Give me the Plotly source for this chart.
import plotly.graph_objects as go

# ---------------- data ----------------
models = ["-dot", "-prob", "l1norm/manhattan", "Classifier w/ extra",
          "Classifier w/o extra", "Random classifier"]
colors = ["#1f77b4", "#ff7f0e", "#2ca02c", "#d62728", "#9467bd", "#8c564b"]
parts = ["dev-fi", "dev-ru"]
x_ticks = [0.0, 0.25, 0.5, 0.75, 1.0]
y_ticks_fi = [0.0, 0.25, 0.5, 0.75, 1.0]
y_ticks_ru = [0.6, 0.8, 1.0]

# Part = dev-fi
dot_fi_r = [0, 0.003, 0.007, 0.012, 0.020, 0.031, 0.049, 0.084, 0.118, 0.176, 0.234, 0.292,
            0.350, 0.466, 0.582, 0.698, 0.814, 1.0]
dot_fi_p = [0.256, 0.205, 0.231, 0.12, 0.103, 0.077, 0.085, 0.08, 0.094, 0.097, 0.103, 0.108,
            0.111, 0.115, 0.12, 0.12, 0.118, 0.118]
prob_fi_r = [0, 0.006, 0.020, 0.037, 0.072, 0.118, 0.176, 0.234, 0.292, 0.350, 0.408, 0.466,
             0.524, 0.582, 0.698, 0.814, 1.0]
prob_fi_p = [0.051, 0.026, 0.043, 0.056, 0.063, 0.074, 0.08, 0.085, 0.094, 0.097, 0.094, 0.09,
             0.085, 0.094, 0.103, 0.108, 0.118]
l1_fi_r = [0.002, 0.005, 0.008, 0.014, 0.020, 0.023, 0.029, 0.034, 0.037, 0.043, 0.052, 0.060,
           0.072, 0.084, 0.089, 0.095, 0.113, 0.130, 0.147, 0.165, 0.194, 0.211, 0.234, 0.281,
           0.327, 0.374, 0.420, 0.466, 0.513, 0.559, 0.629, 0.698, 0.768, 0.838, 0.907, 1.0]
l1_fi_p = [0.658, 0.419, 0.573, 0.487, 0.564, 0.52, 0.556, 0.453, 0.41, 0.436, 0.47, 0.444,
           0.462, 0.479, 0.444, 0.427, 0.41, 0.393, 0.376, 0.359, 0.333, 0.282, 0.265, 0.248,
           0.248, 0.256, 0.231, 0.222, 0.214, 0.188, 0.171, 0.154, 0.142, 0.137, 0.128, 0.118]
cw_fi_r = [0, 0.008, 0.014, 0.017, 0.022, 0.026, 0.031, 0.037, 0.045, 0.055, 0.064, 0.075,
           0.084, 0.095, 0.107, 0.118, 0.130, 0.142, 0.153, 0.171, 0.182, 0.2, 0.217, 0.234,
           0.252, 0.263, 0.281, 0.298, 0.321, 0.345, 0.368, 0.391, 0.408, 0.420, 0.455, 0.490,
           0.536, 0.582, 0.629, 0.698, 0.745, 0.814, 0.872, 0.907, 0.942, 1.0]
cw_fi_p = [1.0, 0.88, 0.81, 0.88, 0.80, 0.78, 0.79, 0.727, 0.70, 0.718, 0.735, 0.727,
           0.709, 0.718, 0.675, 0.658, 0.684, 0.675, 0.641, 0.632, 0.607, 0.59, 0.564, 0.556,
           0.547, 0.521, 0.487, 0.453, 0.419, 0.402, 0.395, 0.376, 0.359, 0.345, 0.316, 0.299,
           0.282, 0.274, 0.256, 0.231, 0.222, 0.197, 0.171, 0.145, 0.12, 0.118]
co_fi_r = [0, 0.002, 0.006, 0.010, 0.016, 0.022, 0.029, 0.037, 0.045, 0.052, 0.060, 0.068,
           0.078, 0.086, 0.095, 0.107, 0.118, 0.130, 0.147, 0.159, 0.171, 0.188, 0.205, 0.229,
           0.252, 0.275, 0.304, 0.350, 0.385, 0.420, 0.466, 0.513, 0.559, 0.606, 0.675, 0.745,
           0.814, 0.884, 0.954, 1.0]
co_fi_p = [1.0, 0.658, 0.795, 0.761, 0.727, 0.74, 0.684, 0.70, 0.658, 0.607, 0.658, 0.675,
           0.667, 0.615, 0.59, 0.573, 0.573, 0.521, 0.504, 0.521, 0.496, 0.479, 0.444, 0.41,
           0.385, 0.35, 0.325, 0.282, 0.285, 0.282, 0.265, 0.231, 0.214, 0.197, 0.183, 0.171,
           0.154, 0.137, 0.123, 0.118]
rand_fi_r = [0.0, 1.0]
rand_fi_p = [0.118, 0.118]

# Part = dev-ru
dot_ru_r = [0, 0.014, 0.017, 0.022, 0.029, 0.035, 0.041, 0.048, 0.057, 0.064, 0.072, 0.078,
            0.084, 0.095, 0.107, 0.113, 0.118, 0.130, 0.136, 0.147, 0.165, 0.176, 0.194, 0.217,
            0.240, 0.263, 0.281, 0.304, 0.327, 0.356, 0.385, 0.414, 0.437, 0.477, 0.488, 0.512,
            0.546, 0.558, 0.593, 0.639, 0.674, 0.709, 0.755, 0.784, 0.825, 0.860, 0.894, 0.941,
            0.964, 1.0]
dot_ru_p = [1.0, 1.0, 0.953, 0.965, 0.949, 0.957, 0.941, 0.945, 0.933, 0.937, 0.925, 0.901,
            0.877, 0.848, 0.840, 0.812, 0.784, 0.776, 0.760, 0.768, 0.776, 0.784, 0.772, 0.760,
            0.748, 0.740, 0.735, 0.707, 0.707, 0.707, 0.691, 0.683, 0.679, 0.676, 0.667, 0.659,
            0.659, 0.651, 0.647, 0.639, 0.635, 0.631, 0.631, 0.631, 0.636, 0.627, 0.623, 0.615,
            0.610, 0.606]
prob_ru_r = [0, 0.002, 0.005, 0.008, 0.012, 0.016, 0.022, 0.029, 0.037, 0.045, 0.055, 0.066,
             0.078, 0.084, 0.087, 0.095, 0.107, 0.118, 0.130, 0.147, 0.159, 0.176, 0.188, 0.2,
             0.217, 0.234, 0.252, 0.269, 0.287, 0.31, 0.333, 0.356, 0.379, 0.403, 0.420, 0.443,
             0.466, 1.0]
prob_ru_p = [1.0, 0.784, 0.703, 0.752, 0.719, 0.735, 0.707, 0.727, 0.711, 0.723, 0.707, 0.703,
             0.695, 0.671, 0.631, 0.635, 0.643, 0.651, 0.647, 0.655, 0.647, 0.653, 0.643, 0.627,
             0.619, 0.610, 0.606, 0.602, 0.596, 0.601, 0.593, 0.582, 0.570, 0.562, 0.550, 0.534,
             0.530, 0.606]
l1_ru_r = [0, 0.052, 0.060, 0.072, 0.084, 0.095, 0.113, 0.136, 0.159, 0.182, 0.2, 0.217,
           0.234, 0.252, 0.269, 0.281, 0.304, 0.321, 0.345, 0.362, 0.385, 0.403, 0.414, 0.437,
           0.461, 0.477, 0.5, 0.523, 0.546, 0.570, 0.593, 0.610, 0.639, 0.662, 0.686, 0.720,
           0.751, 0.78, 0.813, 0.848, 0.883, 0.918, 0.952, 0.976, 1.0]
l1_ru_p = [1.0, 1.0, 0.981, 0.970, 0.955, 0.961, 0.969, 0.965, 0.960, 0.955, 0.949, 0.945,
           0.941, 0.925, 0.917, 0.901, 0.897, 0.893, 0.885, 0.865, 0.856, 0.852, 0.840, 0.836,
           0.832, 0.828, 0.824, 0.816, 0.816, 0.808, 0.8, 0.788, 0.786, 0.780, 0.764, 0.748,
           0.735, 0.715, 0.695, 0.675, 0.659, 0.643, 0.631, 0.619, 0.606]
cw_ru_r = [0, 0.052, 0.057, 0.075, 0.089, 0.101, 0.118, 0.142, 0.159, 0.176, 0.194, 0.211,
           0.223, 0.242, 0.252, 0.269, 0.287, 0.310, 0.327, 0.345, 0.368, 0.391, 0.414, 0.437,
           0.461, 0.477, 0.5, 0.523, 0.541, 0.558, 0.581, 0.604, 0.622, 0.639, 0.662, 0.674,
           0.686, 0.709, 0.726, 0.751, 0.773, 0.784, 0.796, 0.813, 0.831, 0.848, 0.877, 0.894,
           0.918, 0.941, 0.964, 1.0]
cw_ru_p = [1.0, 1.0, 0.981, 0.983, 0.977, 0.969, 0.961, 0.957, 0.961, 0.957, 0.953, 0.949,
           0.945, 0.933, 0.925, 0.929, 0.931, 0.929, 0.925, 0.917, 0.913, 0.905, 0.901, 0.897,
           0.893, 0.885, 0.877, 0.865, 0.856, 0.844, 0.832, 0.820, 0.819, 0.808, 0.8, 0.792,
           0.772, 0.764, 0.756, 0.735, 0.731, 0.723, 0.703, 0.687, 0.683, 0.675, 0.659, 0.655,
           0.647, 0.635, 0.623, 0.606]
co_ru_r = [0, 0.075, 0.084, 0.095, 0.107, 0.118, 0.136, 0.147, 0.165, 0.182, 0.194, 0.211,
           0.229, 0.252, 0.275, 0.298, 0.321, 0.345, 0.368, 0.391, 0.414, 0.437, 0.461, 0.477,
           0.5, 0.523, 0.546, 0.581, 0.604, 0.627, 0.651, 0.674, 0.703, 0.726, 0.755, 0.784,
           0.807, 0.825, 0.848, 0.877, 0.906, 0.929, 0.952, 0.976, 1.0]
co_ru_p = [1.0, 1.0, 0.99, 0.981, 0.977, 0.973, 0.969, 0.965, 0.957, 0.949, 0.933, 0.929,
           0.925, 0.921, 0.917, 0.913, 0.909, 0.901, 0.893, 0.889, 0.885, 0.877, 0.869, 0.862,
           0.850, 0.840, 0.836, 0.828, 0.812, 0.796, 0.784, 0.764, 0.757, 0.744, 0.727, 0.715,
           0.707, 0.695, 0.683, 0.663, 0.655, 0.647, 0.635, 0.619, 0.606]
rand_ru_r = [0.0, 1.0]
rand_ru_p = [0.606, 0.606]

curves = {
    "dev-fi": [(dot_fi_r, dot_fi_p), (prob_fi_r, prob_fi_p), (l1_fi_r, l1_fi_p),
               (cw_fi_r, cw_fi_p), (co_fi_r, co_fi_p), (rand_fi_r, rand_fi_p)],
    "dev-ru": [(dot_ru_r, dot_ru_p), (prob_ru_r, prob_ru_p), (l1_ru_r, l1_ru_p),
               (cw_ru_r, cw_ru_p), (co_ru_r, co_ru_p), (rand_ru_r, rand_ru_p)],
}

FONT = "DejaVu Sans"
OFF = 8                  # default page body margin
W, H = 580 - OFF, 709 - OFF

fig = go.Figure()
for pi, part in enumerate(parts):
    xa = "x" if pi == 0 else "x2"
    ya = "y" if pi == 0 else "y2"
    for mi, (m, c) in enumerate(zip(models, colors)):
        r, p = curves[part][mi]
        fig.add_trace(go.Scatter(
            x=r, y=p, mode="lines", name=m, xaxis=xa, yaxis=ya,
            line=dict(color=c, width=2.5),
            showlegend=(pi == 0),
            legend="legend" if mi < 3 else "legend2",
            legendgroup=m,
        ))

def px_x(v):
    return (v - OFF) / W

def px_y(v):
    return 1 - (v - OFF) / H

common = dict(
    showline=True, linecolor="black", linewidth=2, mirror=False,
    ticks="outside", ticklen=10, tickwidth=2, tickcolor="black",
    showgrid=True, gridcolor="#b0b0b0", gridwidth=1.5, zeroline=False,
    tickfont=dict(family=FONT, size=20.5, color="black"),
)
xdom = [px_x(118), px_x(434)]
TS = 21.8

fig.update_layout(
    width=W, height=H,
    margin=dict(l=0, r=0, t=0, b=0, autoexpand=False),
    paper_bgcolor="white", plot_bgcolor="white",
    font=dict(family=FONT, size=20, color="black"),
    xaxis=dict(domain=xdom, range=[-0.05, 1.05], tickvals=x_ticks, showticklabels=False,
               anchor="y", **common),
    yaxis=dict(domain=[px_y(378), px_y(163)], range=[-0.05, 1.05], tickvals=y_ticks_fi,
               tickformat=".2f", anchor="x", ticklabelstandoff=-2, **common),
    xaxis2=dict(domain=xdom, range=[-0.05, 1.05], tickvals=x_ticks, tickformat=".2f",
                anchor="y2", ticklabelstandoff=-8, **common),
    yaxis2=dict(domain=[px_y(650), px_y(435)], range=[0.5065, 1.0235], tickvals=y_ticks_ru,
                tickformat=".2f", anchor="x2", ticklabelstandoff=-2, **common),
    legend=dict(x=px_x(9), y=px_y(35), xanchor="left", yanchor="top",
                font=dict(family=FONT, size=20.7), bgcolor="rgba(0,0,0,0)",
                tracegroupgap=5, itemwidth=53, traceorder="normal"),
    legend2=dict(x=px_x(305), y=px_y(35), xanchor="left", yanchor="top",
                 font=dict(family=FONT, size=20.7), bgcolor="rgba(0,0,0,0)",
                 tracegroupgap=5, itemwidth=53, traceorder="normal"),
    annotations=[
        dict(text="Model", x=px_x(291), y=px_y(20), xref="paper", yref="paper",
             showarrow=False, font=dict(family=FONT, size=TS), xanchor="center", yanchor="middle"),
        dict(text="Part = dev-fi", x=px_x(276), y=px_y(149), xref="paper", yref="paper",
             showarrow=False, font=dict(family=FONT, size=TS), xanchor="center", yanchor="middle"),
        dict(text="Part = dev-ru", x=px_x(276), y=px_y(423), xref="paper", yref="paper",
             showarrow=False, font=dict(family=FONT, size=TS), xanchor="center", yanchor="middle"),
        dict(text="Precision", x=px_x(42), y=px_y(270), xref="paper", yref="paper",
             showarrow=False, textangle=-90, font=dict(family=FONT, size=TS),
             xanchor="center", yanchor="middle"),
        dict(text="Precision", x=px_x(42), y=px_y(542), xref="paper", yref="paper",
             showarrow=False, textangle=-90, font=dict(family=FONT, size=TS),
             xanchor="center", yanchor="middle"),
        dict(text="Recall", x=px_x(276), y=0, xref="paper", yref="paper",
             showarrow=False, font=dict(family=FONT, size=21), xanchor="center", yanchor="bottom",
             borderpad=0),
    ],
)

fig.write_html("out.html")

==

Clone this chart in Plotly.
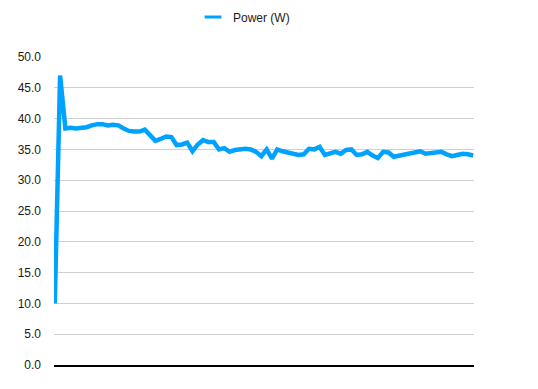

TASK PROMPT: Extract, word for word, every line beginning with the one that holds "Give me the Plotly source for this chart." and concluding with the one that holds "y_ticks_ru = [0.6, 0.8, 1.0]". Include both of those lines.

RESULT:
Give me the Plotly source for this chart.
import plotly.graph_objects as go

# ---------------- data ----------------
models = ["-dot", "-prob", "l1norm/manhattan", "Classifier w/ extra",
          "Classifier w/o extra", "Random classifier"]
colors = ["#1f77b4", "#ff7f0e", "#2ca02c", "#d62728", "#9467bd", "#8c564b"]
parts = ["dev-fi", "dev-ru"]
x_ticks = [0.0, 0.25, 0.5, 0.75, 1.0]
y_ticks_fi = [0.0, 0.25, 0.5, 0.75, 1.0]
y_ticks_ru = [0.6, 0.8, 1.0]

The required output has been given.